W przypadku wykrytego procederu, znaczące było wykorzystanie w nim różnych stawek podatku VAT na tzw. złoto inwestycyjne (czyli sztabek o próbie co najmniej 995 oraz monet o próbie co najmniej 900) oraz na złoto w innej postaci, m.in. granulatu. Złoto inwestycyjne zarówno w Polsce jak i w większości krajów Unii Europejskiej jest zwolnione z VATu. Natomiast złoto nieinwestycyjne podlega temu podatkowi.
Co ważne złoto niesie też ze sobą ogromną wartość. Jeden jego kilogram kosztuje aż 165 tys. zł. Równocześnie jednak objętość tego kilograma to mniej więcej wielkość smartfona.
Według Marianny Wodzińskiej ze spółki Inwestycje Alternatywne Profit w zeszłym roku sprzedaż złota mogła wynieść około 4,5 tony. Daje to wartość sprzedaży na poziomie około 700-800 mln zł. Dlatego przy takiej skali zawsze będzie się zdarzać pewien odsetek firm, które chcą osiągnąć korzyści w sposób nieuczciwy.
Jak się możemy przed tym zabezpieczyć?
Maciej Szepietowski z Mennicy Skarbowej radzi inwestować w złoto tylko poprzez zakup fizycznych sztabek lub monet.
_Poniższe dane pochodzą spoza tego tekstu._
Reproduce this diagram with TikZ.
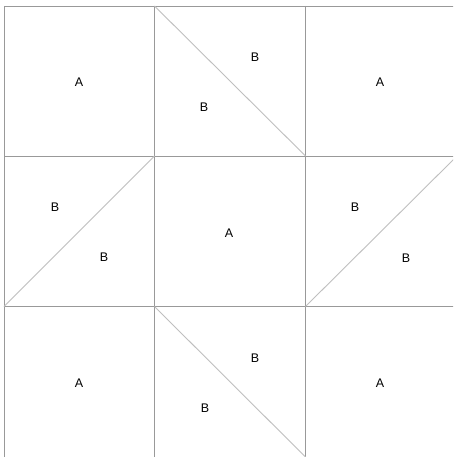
\documentclass[tikz,border=0pt]{standalone}
\usepackage{fontspec}
\setmainfont{Liberation Sans}
\begin{document}
\begin{tikzpicture}[x=1pt,y=-1pt,
  gridline/.style={draw=black!40,line width=0.9pt},
  diagline/.style={draw=black!25,line width=0.9pt},
  lbl/.style={font=\fontsize{12.5}{14}\selectfont,text=black,inner sep=0pt}]
\useasboundingbox[fill=white] (0,0) rectangle (453,457);
\begin{scope}
\clip (0,0) rectangle (453,457);
% grid
\draw[gridline] (4,6) -- (457,6);
\draw[gridline] (4,156) -- (457,156);
\draw[gridline] (4,306.5) -- (457,306.5);
\draw[gridline] (4,6) -- (4,460);
\draw[gridline] (154.5,6) -- (154.5,460);
\draw[gridline] (305.5,6) -- (305.5,460);
% diagonals
\draw[diagline] (154.5,6) -- (305.5,156);
\draw[diagline] (4,306.5) -- (154.5,156);
\draw[diagline] (305.5,306.5) -- (457,156);
\draw[diagline] (154.5,306.5) -- (305.5,457);
\end{scope}
% labels
\node[lbl] (a1) at (79,82) {A};
\node[lbl] (b1) at (255,57) {B};
\node[lbl] (b2) at (204,107) {B};
\node[lbl] (a2) at (380,82) {A};
\node[lbl] (b3) at (55,207) {B};
\node[lbl] (b4) at (104,257) {B};
\node[lbl] (a3) at (229,233) {A};
\node[lbl] (b5) at (355,207) {B};
\node[lbl] (b6) at (406,258) {B};
\node[lbl] (a4) at (79,383) {A};
\node[lbl] (b7) at (255,358) {B};
\node[lbl] (b8) at (205,408) {B};
\node[lbl] (a5) at (380,383) {A};
\end{tikzpicture}
\end{document}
Tylko w ten sposób mamy pewność, że inwestujemy w złoto, a nie w nic niewarty certyfikat złota lub w inny sposób nie zostaniemy oszukani. Ponadto przy decyzji o zakupie nie warto kierować się ceną. Specyfika rynku złota powoduje, że różnice w cenach pomiędzy poszczególnymi sprzedającymi są bardzo niewielkie i wynoszą zaledwie kilka procent. Dlatego nie ma sensu oszczędzać parę groszy i wystawiać się na ryzyko, że stracimy wszystkie nasze zainwestowane pieniądze.
W zeszłym roku przynajmniej 2 dealerów złota nie wywiązało się z umów wobec swoich klientów. Oferując złoto w bardzo atrakcyjnych cenach oszukali swoich klientów na kilka milionów złotych, nie dostarczając zakupionych produktów.
Dlatego też złoto najlepiej kupować u renomowanych dostawców, działających odpowiednio długo na tym rynku, wśród których znajdują się pewni partnerzy, często mennice. Tylko w ten sposób – dokonując odpowiedniego wyboru dostawcy, ustrzeżemy się przed zbędnym ryzykiem.